Ann Marie Is an Insanely Popular R&B Singer Hiding in Plain Sight

Ann Marie is an R&B star in a world that’s currently low on them. Much of her style feels like an anomaly: R&B’s streaming elite are typically mysterious mush-mouthed singers who forgo longing for drug-fueled existential dread. Ann Marie, along with a new class of singers like Ella Mai and Jacquees, offers an alternative, a sound modeled on the upbeat singers of the late ’90s and early 2000s rather than the dystopian haze put forward more recently
Marie’s voice is sweet and lilting, and her lyrics balance acidity with sincerity. Her face is front-and-center in all of her visuals, never obscured by smoke or darkness. Over the phone, she reveals her favorite singer growing up was Aaliyah — it it’s clear she used the singer’s blueprint as a study guide. “I just like her presence,” Marie says. “How she was like pretty in the face, but hood in the vibe.”
Joann Marie is 23 and hails from Englewood, a neighborhood on the South Side of Chicago. “Secret,” featuring YK Osiris, is her most prominent hit to date. Since January, the video has reached over 21 million views. During its three minute, she sells dreams of love, lust and loyalty so effectively that comments shipping the two musicians have received thousands of likes. Marie is adamant that she tries to make her videos as “believable as possible” and that type of wish fulfillment has given her YouTube presence a momentum that’s rarely achieved by most independent R&B artists. But it isn’t the extent of what makes her captivating.
Across Tripolar 2, her latest full-length project, Ann Marie sings like a rapper and raps like a singer. Her choruses soar and her verses forgo sentimentality for blunt, horny examinations of booze-filled and text-riddled romances destined to go nowhere. “Tripolar 2, all of them is freestyles,” she says of the album’s recording sessions and the project’s goal of fluidity. The tape’s high point arrives on “Worth It,” which sounds indebted to the Drake and Bryson Tiller class of slow, scornful jams. Over the downtempo beat, Marie fills the song with vicious bars aimed at a cheating lover who among other things is a “fraud” and “ain’t on shit.” The song is suffused with claustrophobia because Marie’s anger never boils over; she saves a uniquely cutting tone for each barb, but offers little in the way of catharsis.
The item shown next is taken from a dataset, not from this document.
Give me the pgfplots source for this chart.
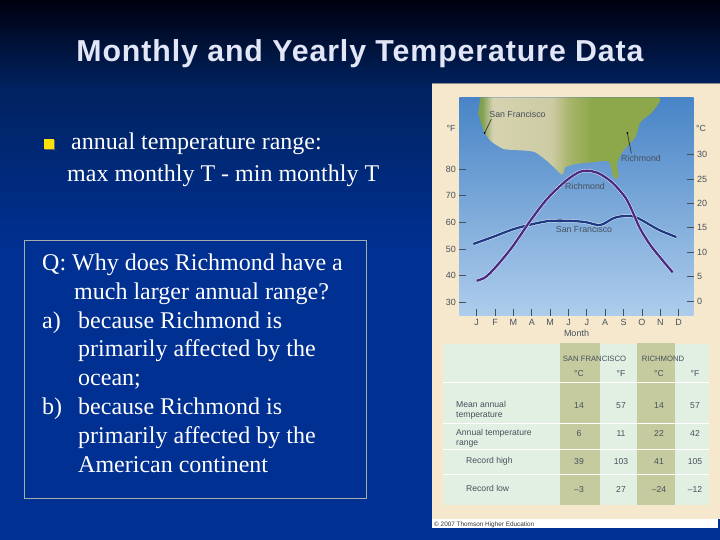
\documentclass[border=0pt]{standalone}
\usepackage{fontspec}
\setmainfont{Liberation Serif}
\newfontfamily\arial{Liberation Sans}
\newfontfamily\arialtitle[LetterSpace=3.0]{Liberation Sans}
\usepackage{pgfplots}
\pgfplotsset{compat=1.18}
\definecolor{slidetop}{HTML}{00000F}
\definecolor{slidemid}{HTML}{00225F}
\definecolor{slidelow}{HTML}{003092}
\definecolor{panel}{HTML}{F6E8CC}
\definecolor{tablebg}{HTML}{E2EFE3}
\definecolor{olivecol}{HTML}{C6CB9F}
\definecolor{inkgray}{HTML}{46505C}
\definecolor{richline}{HTML}{4A2A82}
\definecolor{sfline}{HTML}{1E3A86}
\definecolor{titlecol}{HTML}{E2E6F6}
\definecolor{boxline}{HTML}{A4ACAC}
\definecolor{skytop}{HTML}{4884C6}
\definecolor{skylow}{HTML}{AECDEC}
\definecolor{landa}{HTML}{7FA050}
\definecolor{landb}{HTML}{D6D2B0}
\definecolor{landc}{HTML}{CCCBA4}
\definecolor{landm}{HTML}{A8B46A}
\definecolor{landd}{HTML}{8CA84A}
% tikz maps the 25bp..75bp band of a shading onto the path
\pgfdeclareverticalshading{slide}{100bp}{color(0bp)=(slidelow); color(52bp)=(slidelow); color(67bp)=(slidemid); color(75bp)=(slidetop); color(100bp)=(slidetop)}
\pgfdeclarehorizontalshading{land}{100bp}{color(0bp)=(landa); color(26bp)=(landa); color(29bp)=(landb); color(45bp)=(landc); color(50bp)=(landm); color(56bp)=(landd); color(100bp)=(landd)}

\pgfplotstableread{
m f
1.00 38.1
1.47 39.4
2.02 43.1
2.92 50.6
3.92 60.6
4.83 68.75
5.83 75.4
6.55 78.75
7.00 79.4
7.64 78.4
8.37 75.0
9.09 69.4
9.46 64.4
9.91 57.5
10.55 50.6
11.67 41.25
}\richmond
\pgfplotstableread{
m f
0.82 51.9
1.83 54.4
2.92 57.25
3.83 59.0
4.92 60.5
6.00 60.6
6.92 60.1
7.73 59.0
8.46 61.6
9.09 62.4
9.73 61.75
10.90 57.25
11.87 54.5
}\sanfran

\begin{document}
\begin{tikzpicture}[x=1pt,y=-1pt]
\path[use as bounding box] (0,0) rectangle (720,540);
\shade[shading=slide] (0,0) rectangle (720,540);

% slide text
\node[anchor=base,text=titlecol,font=\arialtitle\bfseries\fontsize{30.3}{31}\selectfont] at (360,61.5) {Monthly and Yearly Temperature Data};
\fill[black!60] (45,140) rectangle (55,150);
\fill[yellow!85!orange] (44,139) rectangle (54,149);
\begin{scope}[every node/.style={anchor=base west,text=white,inner sep=0pt,font=\fontsize{24}{25}\selectfont}]
\node at (71,150) {annual temperature range:};
\node at (67,182) {max monthly T - min monthly T};
\draw[boxline,line width=1pt] (24.5,240.5) rectangle (366.5,498);
\node at (42,270) {Q: Why does Richmond have a};
\node at (74,299) {much larger annual range?};
\node at (42,328) {a)};
\node at (78,328) {because Richmond is};
\node at (78,356) {primarily affected by the};
\node at (78,385) {ocean;};
\node at (42,414) {b)};
\node at (78,414) {because Richmond is};
\node at (78,443) {primarily affected by the};
\node at (78,472) {American continent};
\end{scope}

% figure panel
\fill[panel] (432,84) rectangle (720,519);
\draw[black!45,line width=1pt] (432,84) -- (720,84);
\fill[white] (432,519) rectangle (718,528);
\shade[top color=skytop,bottom color=skylow] (459.3,97.3) rectangle (693.7,315.7);
\begin{scope}[xshift=432pt,yshift=-84pt,x=0.33333pt,y=-0.33333pt]
\shade[shading=land] plot[smooth,tension=0.35] coordinates {(145,40)(140,90)(155,140)(175,170)(215,195)(280,200)(310,205)(350,235)(390,272)(400,250)(430,240)(480,235)(530,232)(545,280)(560,280)(555,240)(570,205)(610,160)(625,115)(660,85)(685,50)(680,40)} -- cycle;
\draw[black!80,line width=0.7pt] (158,147) -- (178,105);
\fill[black] (158,147) circle (3);
\draw[black!80,line width=0.7pt] (586,147) -- (598,208);
\fill[black] (586,147) circle (3);
\end{scope}

% table
\fill[tablebg] (443,344) rectangle (709,505);
\fill[olivecol] (560,343) rectangle (600,505);
\fill[olivecol] (637,343) rectangle (675,505);
\foreach \yy in {382,423,449,474} \draw[white,line width=0.8pt] (443,\yy) -- (709,\yy);
\begin{scope}[every node/.style={text=inkgray,inner sep=0pt,font=\arial\fontsize{8.6}{10}\selectfont}]
\node[anchor=base,font=\arial\fontsize{7.7}{9}\selectfont] at (594.5,361) {SAN FRANCISCO};
\node[anchor=base,font=\arial\fontsize{7.7}{9}\selectfont] at (663,361) {RICHMOND};
\foreach \xx/\lab in {579/°C,621/°F,659/°C,695/°F} \node[anchor=base] at (\xx,376) {\lab};
\node[anchor=base west] at (456,407) {Mean annual};
\node[anchor=base west] at (456,417) {temperature};
\node[anchor=base west] at (456,435) {Annual temperature};
\node[anchor=base west] at (456,445) {range};
\node[anchor=base west] at (466,463) {Record high};
\node[anchor=base west] at (466,491) {Record low};
\foreach \yy/\a/\b/\c/\d in {408/14/57/14/57,436/6/11/22/42,464/39/103/41/105,492/–3/27/–24/–12} {
  \node[anchor=base] at (579,\yy) {\a};
  \node[anchor=base] at (621,\yy) {\b};
  \node[anchor=base] at (659,\yy) {\c};
  \node[anchor=base] at (695,\yy) {\d};
}
\node[anchor=base west,text=black!80,font=\arial\fontsize{6.4}{7}\selectfont] at (434,526) {© 2007 Thomson Higher Education};
\end{scope}

% temperature chart
\begin{axis}[
  at={(459.3pt,-315.7pt)},anchor=south west,
  scale only axis,width=234.4pt,height=218.4pt,
  xmin=0.056,xmax=12.815,ymin=25,ymax=106.9,
  axis x line*=bottom,axis y line*=left,
  axis line style={draw=none},
  tick align=inside,
  major tick length=7pt,
  tick style={inkgray,line width=0.8pt},
  xtick={1,...,12},
  xticklabels={J,F,M,A,M,J,J,A,S,O,N,D},
  ytick={30,40,50,60,70,80},
  tick label style={text=inkgray,font=\arial\fontsize{9}{10}\selectfont,/pgf/number format/assume math mode=true},
  xlabel={Month},
  xlabel style={text=inkgray,font=\arial\fontsize{9}{10}\selectfont,yshift=2.5pt},
  ]
\addplot[white!80!skylow,line width=3.2pt,smooth,tension=0.5] table[x=m,y=f] {\sanfran};
\addplot[sfline,line width=2.3pt,smooth,tension=0.5] table[x=m,y=f] {\sanfran};
\addplot[white!80!skylow,line width=3.2pt,smooth,tension=0.5] table[x=m,y=f] {\richmond};
\addplot[richline,line width=2.3pt,smooth,tension=0.5] table[x=m,y=f] {\richmond};
\end{axis}
\begin{axis}[
  at={(459.3pt,-315.7pt)},anchor=south west,
  scale only axis,width=234.4pt,height=218.4pt,
  xmin=0,xmax=1,ymin=-3,ymax=41.76,
  axis x line=none,axis y line*=right,
  axis line style={draw=none},
  tick align=inside,
  major tick length=7pt,
  tick style={inkgray,line width=0.8pt},
  ytick={0,5,10,15,20,25,30},
  tick label style={text=inkgray,font=\arial\fontsize{9}{10}\selectfont,/pgf/number format/assume math mode=true},
  ]
\end{axis}

% labels on the chart
\begin{scope}[every node/.style={text=inkgray,inner sep=0pt,font=\arial\fontsize{8.8}{10}\selectfont}]
\node[anchor=base] at (451,132) {°F};
\node[anchor=base] at (701,132) {°C};
\node[anchor=base] at (517.5,118) {San Francisco};
\node[anchor=base] at (641,162) {Richmond};
\node[anchor=base] at (585,190) {Richmond};
\node[anchor=base] at (584,233) {San Francisco};
\end{scope}
\end{tikzpicture}
\end{document}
At nine songs and 27 minutes, Tripolar 2 is devoid of padding and its noticeable focus makes it an easy frontrunner for one of the best R&B albums of 2019. The album’s guests — YK Osiris, Calboy, Yung Bleu — are a carefully selected who’s who of next-up rappers, each a few minutes from respective breakthroughs. Every song has a purpose; each vocal performance seems calibrated to reveal another facet that separates Marie from her peers.
Ann Marie is releasing some of the year’s best R&B, but it remains to be seen if she can reshape the genre (and the major media outlets covering it) in her image. Android sagas, protest anthems, man-baby fantasies and sexless lyrics have monopolized most of the critical conversation over the last decade. Ann Marie’s straightforward confessions about daily romance is a compelling about-face, and a reminder that the most refreshing R&B in the room isn’t always the most ambitious. Sometimes it’s the honesty that cuts through.